Saudi Arabia’s digital transformation has transitioned from long-term aspiration to operational reality, with leaders warning that the Kingdom’s next growth phase hinges on secure, scalable digital foundations. Bader Almadi, vice president and managing director of Cisco Saudi Arabia, highlighted that AI could add $135.2 billion to the Saudi economy by 2030 — about 12.4 percent of GDP — while also stressing stark readiness gaps: just 29 percent of organisations report robust GPU resources, 31 percent say infrastructure requires significant upgrades, and 45 percent expect AI workloads to increase by more than 30 percent within a year.

"AI is the ultimate test for these foundations," Almadi said, framing the technology as both opportunity and a rigorous stressor for networks, data platforms and security systems. He also emphasised the operational principle of "continuity by design" as central to sustaining services across the increasingly connected economy.

Almadi laid out a concise risk-reward profile for the Kingdom’s AI ambitions.
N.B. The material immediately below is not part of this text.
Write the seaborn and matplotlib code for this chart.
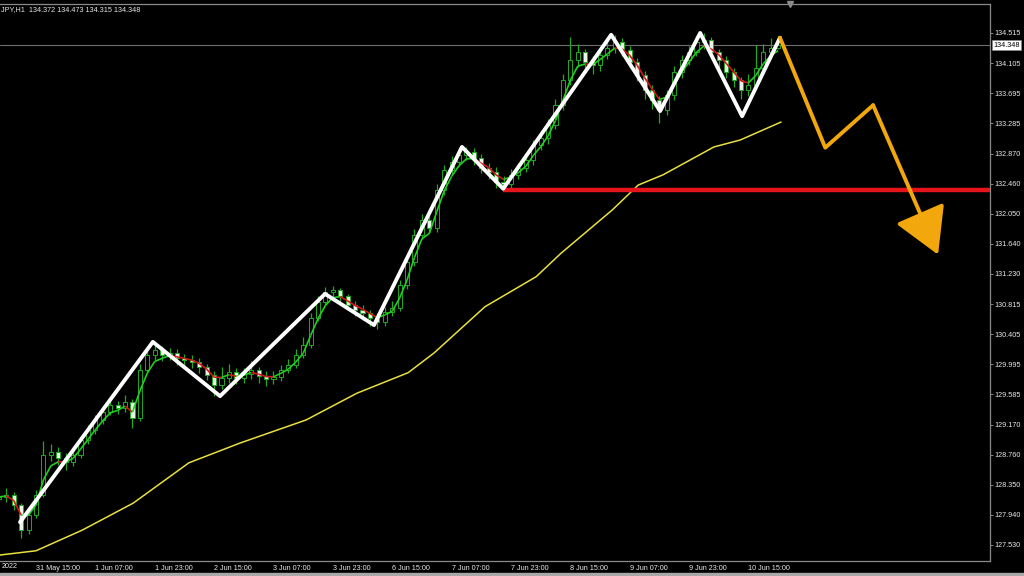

On the upside, the economic projection of $135.2 billion underlines the scale of potential gains. On the downside, Cisco’s own indexes point to critical gaps in readiness: its AI Readiness Index found that while a minority of organisations have strong GPU capacity, nearly a third require major infrastructure upgrades. Meanwhile, Cisco’s 2025 Cybersecurity Readiness Index reported only 25 percent of Saudi organisations possess the maturity to withstand current threats, and a striking 91 percent have already experienced AI-related security incidents.

  • Infrastructure: 29% of organisations have robust GPU resources; 31% report infrastructure needs major upgrades.
  • Workload growth: 45% expect AI workloads to rise by more than 30% within a year.
  • Security maturity: only 25% of organisations are adequately prepared for current cyber threats; 91% have faced AI-related incidents.
  • Talent gap: 93% of organisations report shortages of skilled cybersecurity professionals.

These figures inform Cisco’s prescription: integrating trusted connectivity, real-time observability and coordinated security to detect issues before outages occur and to reduce restoration complexity. Almadi argued that business continuity is no longer a back-office consideration but a strategic imperative that directly affects customer experience and national trust as services move online across government, finance, health care and industry.

Talent development, he added, must accompany technology deployment. Since 1999, the Cisco Networking Academy has trained half a million learners in the Kingdom, a metric Almadi cited as evidence that scaling national skills is both necessary and achievable. He warned, however, that 93 percent of organisations still face shortages in cybersecurity talent — a gap that could undercut AI-driven growth if left unaddressed.

Looking ahead, Almadi argued that the Kingdom’s ability to realise Vision 2030-era ambitions will depend not only on how boldly organisations adopt AI, but on how confidently they can scale it while preserving continuity and trust. "Resilience is not created in a single technology cycle; it is built over time through trusted partnerships and operational discipline," he said, urging an approach that treats security, observability and connectivity as integrated foundations for sustained digital growth.